**Problem details:**
Repeat what the lines below say, word for word, and skip every image.

**Given material:**
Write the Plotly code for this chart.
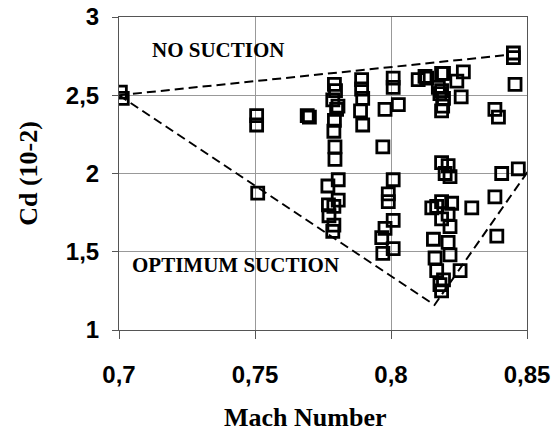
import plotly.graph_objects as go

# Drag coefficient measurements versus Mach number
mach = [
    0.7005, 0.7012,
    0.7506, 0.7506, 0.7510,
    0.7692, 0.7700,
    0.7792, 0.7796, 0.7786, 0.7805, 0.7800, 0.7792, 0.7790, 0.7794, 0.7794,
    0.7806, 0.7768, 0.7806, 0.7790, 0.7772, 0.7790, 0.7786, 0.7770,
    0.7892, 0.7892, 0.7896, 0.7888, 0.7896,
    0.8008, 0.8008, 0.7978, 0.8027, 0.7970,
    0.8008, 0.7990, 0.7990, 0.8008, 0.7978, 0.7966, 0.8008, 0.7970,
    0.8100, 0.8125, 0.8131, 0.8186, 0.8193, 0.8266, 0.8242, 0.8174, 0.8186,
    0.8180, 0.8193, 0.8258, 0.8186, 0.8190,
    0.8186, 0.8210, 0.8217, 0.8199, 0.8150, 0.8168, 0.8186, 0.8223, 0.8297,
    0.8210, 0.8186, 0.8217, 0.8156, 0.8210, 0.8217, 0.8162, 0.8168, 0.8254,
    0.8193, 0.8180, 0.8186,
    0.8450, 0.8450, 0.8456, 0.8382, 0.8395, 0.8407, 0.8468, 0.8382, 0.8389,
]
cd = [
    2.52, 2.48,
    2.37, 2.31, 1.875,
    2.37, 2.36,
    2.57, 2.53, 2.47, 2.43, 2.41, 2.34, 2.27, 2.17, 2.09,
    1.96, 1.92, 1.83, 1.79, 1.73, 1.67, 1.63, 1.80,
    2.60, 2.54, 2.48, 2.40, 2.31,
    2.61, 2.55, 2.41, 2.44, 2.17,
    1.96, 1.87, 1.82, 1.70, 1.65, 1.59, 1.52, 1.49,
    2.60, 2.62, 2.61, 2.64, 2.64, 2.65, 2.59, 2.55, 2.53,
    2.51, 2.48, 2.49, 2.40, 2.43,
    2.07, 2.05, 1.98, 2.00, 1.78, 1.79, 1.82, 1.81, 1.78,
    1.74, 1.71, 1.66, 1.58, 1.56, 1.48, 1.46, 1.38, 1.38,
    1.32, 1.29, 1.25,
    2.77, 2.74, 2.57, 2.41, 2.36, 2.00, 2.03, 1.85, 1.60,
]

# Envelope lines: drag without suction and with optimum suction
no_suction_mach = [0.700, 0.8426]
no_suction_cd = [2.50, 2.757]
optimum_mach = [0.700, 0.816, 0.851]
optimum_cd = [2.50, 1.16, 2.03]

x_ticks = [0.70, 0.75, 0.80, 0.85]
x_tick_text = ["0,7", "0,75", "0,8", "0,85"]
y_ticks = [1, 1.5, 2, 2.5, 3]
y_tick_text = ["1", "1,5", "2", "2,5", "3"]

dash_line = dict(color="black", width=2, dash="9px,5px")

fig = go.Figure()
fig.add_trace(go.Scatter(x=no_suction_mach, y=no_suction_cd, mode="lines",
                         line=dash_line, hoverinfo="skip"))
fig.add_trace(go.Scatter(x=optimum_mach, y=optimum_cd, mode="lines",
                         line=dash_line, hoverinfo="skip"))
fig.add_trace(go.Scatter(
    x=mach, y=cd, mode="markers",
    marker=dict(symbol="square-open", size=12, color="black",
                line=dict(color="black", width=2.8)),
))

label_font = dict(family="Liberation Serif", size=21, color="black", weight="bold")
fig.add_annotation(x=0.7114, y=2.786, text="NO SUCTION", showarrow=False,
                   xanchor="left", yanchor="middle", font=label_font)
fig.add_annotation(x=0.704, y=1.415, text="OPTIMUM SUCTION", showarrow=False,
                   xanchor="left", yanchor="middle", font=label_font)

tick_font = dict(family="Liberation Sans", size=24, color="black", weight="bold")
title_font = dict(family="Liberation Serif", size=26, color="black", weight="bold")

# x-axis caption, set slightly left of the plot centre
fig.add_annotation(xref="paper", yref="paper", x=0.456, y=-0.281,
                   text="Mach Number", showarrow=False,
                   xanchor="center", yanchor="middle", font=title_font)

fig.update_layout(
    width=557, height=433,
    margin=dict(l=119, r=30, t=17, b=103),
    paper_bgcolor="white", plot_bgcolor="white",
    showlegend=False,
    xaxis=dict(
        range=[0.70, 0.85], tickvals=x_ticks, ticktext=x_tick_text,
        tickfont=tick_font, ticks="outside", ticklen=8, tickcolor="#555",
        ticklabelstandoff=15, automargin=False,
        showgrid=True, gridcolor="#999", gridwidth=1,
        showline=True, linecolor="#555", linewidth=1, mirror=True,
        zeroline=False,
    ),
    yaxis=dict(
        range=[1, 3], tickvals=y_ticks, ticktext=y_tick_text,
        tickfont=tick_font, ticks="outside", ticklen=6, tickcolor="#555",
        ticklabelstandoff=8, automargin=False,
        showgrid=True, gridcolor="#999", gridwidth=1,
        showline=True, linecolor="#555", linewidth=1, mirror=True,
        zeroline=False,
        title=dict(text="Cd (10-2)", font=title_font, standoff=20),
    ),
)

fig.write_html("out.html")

**Exercise solution:**
Write the Plotly code for this chart.
import plotly.graph_objects as go

# Drag coefficient measurements versus Mach number
mach = [
    0.7005, 0.7012,
    0.7506, 0.7506, 0.7510,
    0.7692, 0.7700,
    0.7792, 0.7796, 0.7786, 0.7805, 0.7800, 0.7792, 0.7790, 0.7794, 0.7794,
    0.7806, 0.7768, 0.7806, 0.7790, 0.7772, 0.7790, 0.7786, 0.7770,
    0.7892, 0.7892, 0.7896, 0.7888, 0.7896,
    0.8008, 0.8008, 0.7978, 0.8027, 0.7970,
    0.8008, 0.7990, 0.7990, 0.8008, 0.7978, 0.7966, 0.8008, 0.7970,
    0.8100, 0.8125, 0.8131, 0.8186, 0.8193, 0.8266, 0.8242, 0.8174, 0.8186,
    0.8180, 0.8193, 0.8258, 0.8186, 0.8190,
    0.8186, 0.8210, 0.8217, 0.8199, 0.8150, 0.8168, 0.8186, 0.8223, 0.8297,
    0.8210, 0.8186, 0.8217, 0.8156, 0.8210, 0.8217, 0.8162, 0.8168, 0.8254,
    0.8193, 0.8180, 0.8186,
    0.8450, 0.8450, 0.8456, 0.8382, 0.8395, 0.8407, 0.8468, 0.8382, 0.8389,
]
cd = [
    2.52, 2.48,
    2.37, 2.31, 1.875,
    2.37, 2.36,
    2.57, 2.53, 2.47, 2.43, 2.41, 2.34, 2.27, 2.17, 2.09,
    1.96, 1.92, 1.83, 1.79, 1.73, 1.67, 1.63, 1.80,
    2.60, 2.54, 2.48, 2.40, 2.31,
    2.61, 2.55, 2.41, 2.44, 2.17,
    1.96, 1.87, 1.82, 1.70, 1.65, 1.59, 1.52, 1.49,
    2.60, 2.62, 2.61, 2.64, 2.64, 2.65, 2.59, 2.55, 2.53,
    2.51, 2.48, 2.49, 2.40, 2.43,
    2.07, 2.05, 1.98, 2.00, 1.78, 1.79, 1.82, 1.81, 1.78,
    1.74, 1.71, 1.66, 1.58, 1.56, 1.48, 1.46, 1.38, 1.38,
    1.32, 1.29, 1.25,
    2.77, 2.74, 2.57, 2.41, 2.36, 2.00, 2.03, 1.85, 1.60,
]

# Envelope lines: drag without suction and with optimum suction
no_suction_mach = [0.700, 0.8426]
no_suction_cd = [2.50, 2.757]
optimum_mach = [0.700, 0.816, 0.851]
optimum_cd = [2.50, 1.16, 2.03]

x_ticks = [0.70, 0.75, 0.80, 0.85]
x_tick_text = ["0,7", "0,75", "0,8", "0,85"]
y_ticks = [1, 1.5, 2, 2.5, 3]
y_tick_text = ["1", "1,5", "2", "2,5", "3"]

dash_line = dict(color="black", width=2, dash="9px,5px")

fig = go.Figure()
fig.add_trace(go.Scatter(x=no_suction_mach, y=no_suction_cd, mode="lines",
                         line=dash_line, hoverinfo="skip"))
fig.add_trace(go.Scatter(x=optimum_mach, y=optimum_cd, mode="lines",
                         line=dash_line, hoverinfo="skip"))
fig.add_trace(go.Scatter(
    x=mach, y=cd, mode="markers",
    marker=dict(symbol="square-open", size=12, color="black",
                line=dict(color="black", width=2.8)),
))

label_font = dict(family="Liberation Serif", size=21, color="black", weight="bold")
fig.add_annotation(x=0.7114, y=2.786, text="NO SUCTION", showarrow=False,
                   xanchor="left", yanchor="middle", font=label_font)
fig.add_annotation(x=0.704, y=1.415, text="OPTIMUM SUCTION", showarrow=False,
                   xanchor="left", yanchor="middle", font=label_font)

tick_font = dict(family="Liberation Sans", size=24, color="black", weight="bold")
title_font = dict(family="Liberation Serif", size=26, color="black", weight="bold")

# x-axis caption, set slightly left of the plot centre
fig.add_annotation(xref="paper", yref="paper", x=0.456, y=-0.281,
                   text="Mach Number", showarrow=False,
                   xanchor="center", yanchor="middle", font=title_font)

fig.update_layout(
    width=557, height=433,
    margin=dict(l=119, r=30, t=17, b=103),
    paper_bgcolor="white", plot_bgcolor="white",
    showlegend=False,
    xaxis=dict(
        range=[0.70, 0.85], tickvals=x_ticks, ticktext=x_tick_text,
        tickfont=tick_font, ticks="outside", ticklen=8, tickcolor="#555",
        ticklabelstandoff=15, automargin=False,
        showgrid=True, gridcolor="#999", gridwidth=1,
        showline=True, linecolor="#555", linewidth=1, mirror=True,
        zeroline=False,
    ),
    yaxis=dict(
        range=[1, 3], tickvals=y_ticks, ticktext=y_tick_text,
        tickfont=tick_font, ticks="outside", ticklen=6, tickcolor="#555",
        ticklabelstandoff=8, automargin=False,
        showgrid=True, gridcolor="#999", gridwidth=1,
        showline=True, linecolor="#555", linewidth=1, mirror=True,
        zeroline=False,
        title=dict(text="Cd (10-2)", font=title_font, standoff=20),
    ),
)

fig.write_html("out.html")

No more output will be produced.